Any time a ballclub loses a pitcher of Carpenter's caliber -- in six full and three partial seasons with the Cardinals he has gone 95-44 with a 3.07 ERA, one Cy Young award and two other top-three finishes -- it's a blow, especially when the manager, Mike Matheny, described him as possibly the best competitor and leader he's ever seen.

But St. Louis is equipped to replace at least most of Carpenter's production, though not his leadership, thanks to a bevy of top-flight arms who reached the majors leagues last season, a group headlined by Shelby Miller, Trevor Rosenthal and Joe Kelly. The franchise's ability to produce quality major leaguers at an increasingly high rate -- called the Cardinal Churn in this space last year -- keeps it in contention year after year and less dependent on salvaging starters in need of help.

Those promising pitchers will join Adam Wainwright (now in his second full season after Tommy John surgery), veteran Jake Westbrook, 2012 All-Star Lance Lynn and lefthander Jaime Garcia, presuming his shoulder has recovered from a late-season injury. (The St. Louis Post-Dispatch reported Tuesday afternoon that the Cardinals' interest in re-signing their own free-agent starter, Kyle Lohse, was "negligible at this time.")

Under Duncan, who retired before the 2012 season, the Cardinals made a habit out of signing castaway veterans who were either coming off injury or in need of a fix in mechanics to get their careers back on track. When St. Louis won the World Series in 2006, Carpenter, Jason Marquis, Jeff Suppan, Jeff Weaver and Sidney Ponson all made at least 13 starts that season. In 2009, when the Cardinals were NL Central winners, Carpenter, Joel Pineiro, Lohse, Todd Wellemeyer and John Smoltz all made September starts.

Carpenter was the best-case scenario. He pitched six seasons in Toronto with an ERA of nearly 5.00, then didn't throw a big league pitch in 2003 with a torn shoulder labrum. He seemed to be damaged goods, yet he became the franchise's fourth-winningest pitcher of the last 50 years.

In St. Louis his groundball rate rose while he cut his walk nearly in half. He was one of the game's best for three seasons, going 51-18 with a 3.10 ERA (139 ERA+), winning the '05 NL Cy Young and finishing third in '06.

Carpenter lost almost all of his '07 and '08 seasons to elbow problems, including Tommy John surgery, but again he returned with a vengeance, going 17-4 while leading the NL with a 2.24 ERA in 2009. Two more good seasons in 2010 and '11 followed, highlighted by his 4-0 postseason in '11 with clinching victories in NLDS Game 5 and World Series Game 7.

The neck issue arose first before last season and was thought to sideline him for the year. He eventually returned to make six starts -- three in the regular season and three in the playoffs -- and helped St. Louis reach NLCS Game 7.

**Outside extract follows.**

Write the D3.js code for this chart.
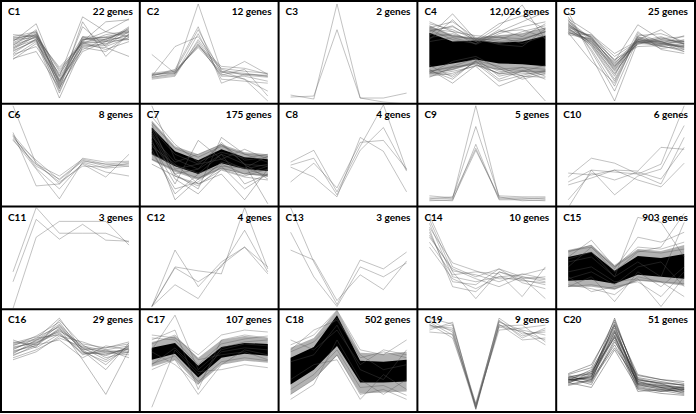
<!DOCTYPE html>
<html><head><meta charset="utf-8">
<script src="https://cdn.jsdelivr.net/npm/d3@7"></script>
<style>html,body{margin:0;padding:0;background:#fff;}svg{display:block;}</style>
</head><body><svg id="chart" width="696" height="414"></svg>
<script>
const timepoints = [0, 1, 2, 3, 4, 5];
const clusterNames = ["C1","C2","C3","C4","C5","C6","C7","C8","C9","C10","C11","C12","C13","C14","C15","C16","C17","C18","C19","C20"];
const geneCounts = ["22 genes","12 genes","2 genes","12,026 genes","25 genes","8 genes","175 genes","4 genes","5 genes","6 genes","3 genes","4 genes","3 genes","10 genes","903 genes","29 genes","107 genes","502 genes","9 genes","51 genes"];

// expression profiles (relative level, 0 = panel floor, 100 = panel ceiling)
const c1 = [[60,78,20,62,65,70],[55,65,15,60,62,72],[50,62,10,58,60,67],[65,70,25,85,70,65],[45,60,3,55,58,64],[58,67,30,60,80,82],[62,64,22,62,64,70],[53,68,18,65,57,74],[48,63,14,50,60,62],[42,58,28,59,52,60],[56,72,12,80,45,68],[64,66,32,58,67,71],[51,61,16,64,62,73],[59,69,20,56,54,45],[67,65,24,61,70,83],[54,62,8,63,61,66],[47,55,21,52,63,69],[61,70,17,75,55,64],[57,64,34,59,60,75],[43,50,13,54,50,67],[63,67,26,65,64,62],[52,66,19,57,56,70]];
const c2 = [[27,28,98,30,28,25],[26,30,72,28,40,27],[25,55,65,32,26,24],[47,28,60,27,22,0],[24,27,58,25,25,20],[28,31,55,33,30,28],[23,26,68,22,20,18],[26,29,56,35,33,27],[22,25,62,30,22,10],[27,30,54,29,27,26],[25,32,75,18,27,25],[24,28,57,26,32,5]];
const c3 = [[6,2,98,3,3,8],[4,5,72,3,-1,-3]];
const c4Upper = [69,60,61,59,60,66];
const c4Lower = [34,38,42,38,37,35];
const c4HaloUpper = [76,67,64,66,68,74];
const c4HaloLower = [27,31,38,31,29,28];
const c4 = [[76,65,63,66,68,74],[78,72,62,62,70,76],[27,32,40,30,28,27],[25,28,36,32,34,25],[74,80,64,60,62,70],[30,35,43,25,30,30],[72,62,58,72,65,78],[28,40,45,33,22,28],[66,88,62,58,62,70],[62,82,60,65,58,66],[64,68,60,75,97,62],[68,66,62,78,86,72],[60,64,58,70,80,90],[32,18,36,28,34,32],[36,24,40,22,30,36],[30,34,38,20,26,0],[26,30,35,15,24,30],[73,70,57,68,75,80],[29,26,39,27,31,22],[71,75,63,57,55,73],[80,70,66,64,63,70],[24,34,37,28,26,31],[70,76,60,70,72,64],[31,22,41,35,25,24]];
const c5 = [[80,62,38,60,58,56],[75,65,35,62,60,58],[72,60,30,58,57,55],[78,55,20,65,60,52],[83,68,40,77,62,60],[70,58,28,60,63,65],[67,63,42,55,56,50],[85,50,10,63,58,55],[74,66,45,60,55,58],[90,45,0,60,65,57],[76,64,36,58,62,60],[71,61,33,62,59,54],[79,57,25,70,52,48],[68,67,48,61,57,62],[73,59,32,59,61,59],[82,52,15,68,60,53],[69,62,39,57,64,58],[77,64,37,63,53,56],[74,56,22,66,68,60],[70,60,34,61,58,66],[81,63,31,64,59,50],[72,65,41,60,56,61],[76,58,27,62,72,57],[78,61,35,59,60,54],[69,40,18,65,55,52]];
const c6 = [[99,40,28,45,40,42],[70,42,20,40,27,50],[68,38,25,44,38,40],[72,18,20,46,42,43],[65,35,5,42,36,38],[66,44,24,43,40,38],[69,36,15,41,32,28],[64,40,22,38,37,41]];
const c7Upper = [77,53,44,55,47,45];
const c7Lower = [50,38,30,41,35,33];
const c7HaloUpper = [84,58,50,60,52,50];
const c7HaloLower = [44,32,24,35,30,27];
const c7 = [[99,45,35,50,40,38],[60,20,64,45,35,40],[55,10,30,50,20,30],[65,4,25,40,30,38],[70,25,10,35,28,35],[72,30,15,67,50,42],[58,40,20,30,4,35],[62,30,35,62,40,0],[75,35,40,45,55,45],[68,42,50,60,40,25],[80,28,18,38,15,30],[52,15,22,42,36,48],[82,56,47,58,50,48],[45,34,26,36,30,29],[76,50,40,60,44,47],[50,39,31,38,36,28],[88,60,42,52,46,50],[40,28,20,34,27,24]];
const c8 = [[42,54,12,58,100,34],[39,46,9,54,77,33],[37,27,7,67,53,12],[22,41,16,62,64,35]];
const c9 = [[6,5,99,6,6,5],[8,6,78,8,7,7],[4,3,60,4,4,3],[5,7,56,5,5,6],[3,4,54,7,3,4]];
const c10 = [[-4,34,32,30,40,99],[31,29,34,33,57,55],[27,46,41,30,20,67],[22,34,9,28,35,79],[19,26,34,24,17,41],[4,31,24,32,25,57]];
const c11 = [[35,100,74,74,74,65],[25,88,68,83,67,66],[-2,70,86,86,86,62]];
const c12 = [[0,57,20,45,60,40],[0,22,8,42,60,33],[0,40,36,33,100,38],[0,39,25,40,77,35]];
const c13 = [[100,45,2,47,38,55],[75,30,0,40,30,44],[57,47,6,32,17,46]];
const c14 = [[92,40,30,38,30,25],[88,35,8,35,27,22],[84,30,25,30,32,38],[80,44,36,28,28,30],[75,25,22,38,24,18],[70,38,28,20,30,27],[65,32,35,33,10,40],[60,28,18,30,26,24],[78,20,15,35,29,8],[72,36,32,25,33,28]];
const c15Upper = [50,55,36,51,49,53];
const c15Lower = [26,27,23,32,30,28];
const c15HaloUpper = [57,62,42,58,56,62];
const c15HaloLower = [20,20,17,26,24,21];
const c15 = [[50,67,40,60,58,65],[45,50,30,90,85,50],[40,60,35,55,60,94],[30,15,20,25,10,35],[20,30,5,35,20,40],[35,40,25,28,0,30],[55,62,38,70,65,75],[22,18,12,30,25,10],[48,55,30,45,30,85],[28,35,22,40,45,20],[56,60,40,56,54,58],[20,22,18,27,25,23]];
const c16 = [[62,68,80,62,58,60],[58,66,85,58,55,62],[65,70,78,55,60,64],[55,63,90,65,52,58],[60,72,75,60,62,66],[68,65,82,50,15,60],[52,60,72,63,57,55],[64,74,88,58,48,62],[57,67,79,66,62,68],[70,62,76,56,58,57],[61,69,84,61,54,63],[54,65,70,52,64,60],[66,71,92,60,45,65],[59,64,81,64,59,58],[63,67,77,57,56,61],[56,70,86,62,50,64],[50,58,74,68,60,52],[67,73,83,59,40,67]];
const c17Upper = [62,67,44,63,67,66];
const c17Lower = [50,56,32,52,56,54];
const c17HaloUpper = [68,74,52,70,74,72];
const c17HaloLower = [43,50,25,45,49,47];
const c17 = [[60,95,40,60,66,64],[2,60,35,58,62,60],[70,80,20,70,75,72],[40,50,15,45,60,55],[75,72,55,75,80,78],[45,62,38,40,45,42],[58,45,25,62,68,70],[66,75,50,55,58,50],[72,70,45,66,71,74],[46,54,28,48,52,49]];
const c18Upper = [52,63,95,49,48,50];
const c18Lower = [25,40,64,27,27,28];
const c18HaloUpper = [62,72,100,57,56,58];
const c18HaloLower = [15,30,54,16,17,18];
const c18 = [[65,75,100,60,55,70],[15,30,55,15,20,10],[70,60,80,45,60,55],[10,25,70,30,15,30],[60,80,90,55,40,45],[30,45,50,10,35,20],[58,68,92,52,58,52],[20,35,60,22,24,14],[48,55,85,40,30,60]];
const c19 = [[85,80,2,88,80,75],[88,75,0,85,78,70],[82,85,5,90,72,82],[90,78,3,84,85,68],[80,88,1,92,76,78],[86,72,4,80,82,85],[84,82,0,86,70,72],[78,76,6,89,74,80],[92,86,2,83,79,65]];
const c20 = [[30,32,92,28,22,20],[28,35,85,25,20,18],[32,30,78,30,25,22],[26,38,72,22,18,20],[34,28,88,32,28,24],[29,40,80,26,22,16],[31,25,68,34,30,26],[27,33,75,20,16,14],[33,36,82,28,24,22],[25,30,65,24,21,19],[35,42,90,30,26,25],[30,27,70,18,20,17],[28,34,77,27,23,21],[32,38,84,23,19,15],[24,29,62,29,27,24],[30,31,73,25,22,20],[36,45,86,35,30,28],[27,22,60,21,18,23],[31,36,79,31,26,18],[29,33,74,26,24,21]];

const profiles = [c1,c2,c3,c4,c5,c6,c7,c8,c9,c10,c11,c12,c13,c14,c15,c16,c17,c18,c19,c20];
const bands = {
  3: [c4Upper, c4Lower, c4HaloUpper, c4HaloLower],
  6: [c7Upper, c7Lower, c7HaloUpper, c7HaloLower],
  14: [c15Upper, c15Lower, c15HaloUpper, c15HaloLower],
  16: [c17Upper, c17Lower, c17HaloUpper, c17HaloLower],
  17: [c18Upper, c18Lower, c18HaloUpper, c18HaloLower]
};

const svg = d3.select("#chart");
const cols = 5, rows = 4;
const colX = d3.scaleLinear().domain([0, cols]).range([1, 695]);
const rowY = d3.scaleLinear().domain([0, rows]).range([1, 412]);

profiles.forEach((lines, i) => {
  const c = i % cols, r = Math.floor(i / cols);
  const x0 = colX(c), x1 = colX(c + 1), y0 = rowY(r), y1 = rowY(r + 1);
  const g = svg.append("g");
  const clipId = "clip" + i;
  svg.append("clipPath").attr("id", clipId).append("rect")
    .attr("x", x0 + 1).attr("y", y0 + 1).attr("width", x1 - x0 - 2).attr("height", y1 - y0 - 2);
  const x = d3.scaleLinear().domain([0, 5]).range([x0 + 12, x0 + 128]);
  const y = d3.scaleLinear().domain([0, 100]).range([y0 + 100, y0 + 1]);
  const cg = g.append("g").attr("clip-path", `url(#${clipId})`);
  const line = d3.line().x((d, k) => x(timepoints[k])).y(d => y(d));
  const dense = bands[i];
  if (dense) {
    const halo = d3.area().x((d, k) => x(timepoints[k])).y0((d, k) => y(dense[3][k])).y1(d => y(d));
    cg.append("path").attr("d", halo(dense[2])).attr("fill", "#000").attr("fill-opacity", 0.3);
    const area = d3.area().x((d, k) => x(timepoints[k])).y0((d, k) => y(dense[1][k])).y1(d => y(d));
    cg.append("path").attr("d", area(dense[0])).attr("fill", "#000");
  }
  const op = lines.length > 15 ? 0.5 : 0.45;
  cg.selectAll("path.p").data(lines).join("path").attr("class", "p")
    .attr("d", line).attr("fill", "none").attr("stroke", i === 19 ? "#222" : "#555")
    .attr("stroke-width", 0.8).attr("stroke-opacity", op);
  g.append("text").attr("x", x0 + 7).attr("y", y0 + 14).text(clusterNames[i])
    .attr("font-family", "Lato, 'Open Sans', sans-serif").attr("font-weight", "bold").attr("font-size", 10).attr("fill", "#000");
  g.append("text").attr("x", x1 - 7).attr("y", y0 + 14).attr("text-anchor", "end").text(geneCounts[i])
    .attr("font-family", "Lato, 'Open Sans', sans-serif").attr("font-weight", "bold").attr("font-size", 10).attr("fill", "#000");
});

// panel grid
const grid = svg.append("g").attr("stroke", "#000").attr("stroke-width", 2);
d3.range(cols + 1).forEach(c => grid.append("line").attr("x1", colX(c)).attr("x2", colX(c)).attr("y1", 0).attr("y2", 413));
d3.range(rows + 1).forEach(r => grid.append("line").attr("y1", rowY(r)).attr("y2", rowY(r)).attr("x1", 0).attr("x2", 696));
</script></body></html>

Carpenter is not yet retiring from baseball, but whether that open status is just a financial formality (he's owed $12.5 million this year which he wouldn't collect if he retired) or a genuine possibility he'll return from this 12th career trip to the disabled list is unclear. Carpenter proved last year he could defy the odds and return, just as the club overcame his absence for five months and made the playoffs.

The Cardinals will still be very good presuming Miller (a former top-10 prospect in baseball), Rosenthal (whose fastball approaches 100 miles per hour) or Kelly (a former third-round pick with a 3.53 ERA in 107 big league innings last year) can progress quickly at the big league level. They represent the organization's improvements in development and reduced dependence on fixing a veteran, like Carpenter.

The void that will be harder to fill is the intangible one, as Carpenter's competitiveness was contagious. Before a late August game in Washington last year, a mid-afternoon crowd of more than a dozen Cardinals gathered near the mound and batting cage to watch as Carpenter threw two simulated innings, an unexpected public display foreshadowing his eventual return.

As much as anything, that gathering signals Carpenter's importance to the team. Deep into the grind of a season on a hot afternoon five hours before first pitch, half the team was studying its veteran ace, knowing their season could well hinge on his readiness. So while St. Louis has the raw talent to soften his loss as a pitcher, it'll be much harder to replace his loss as a presence.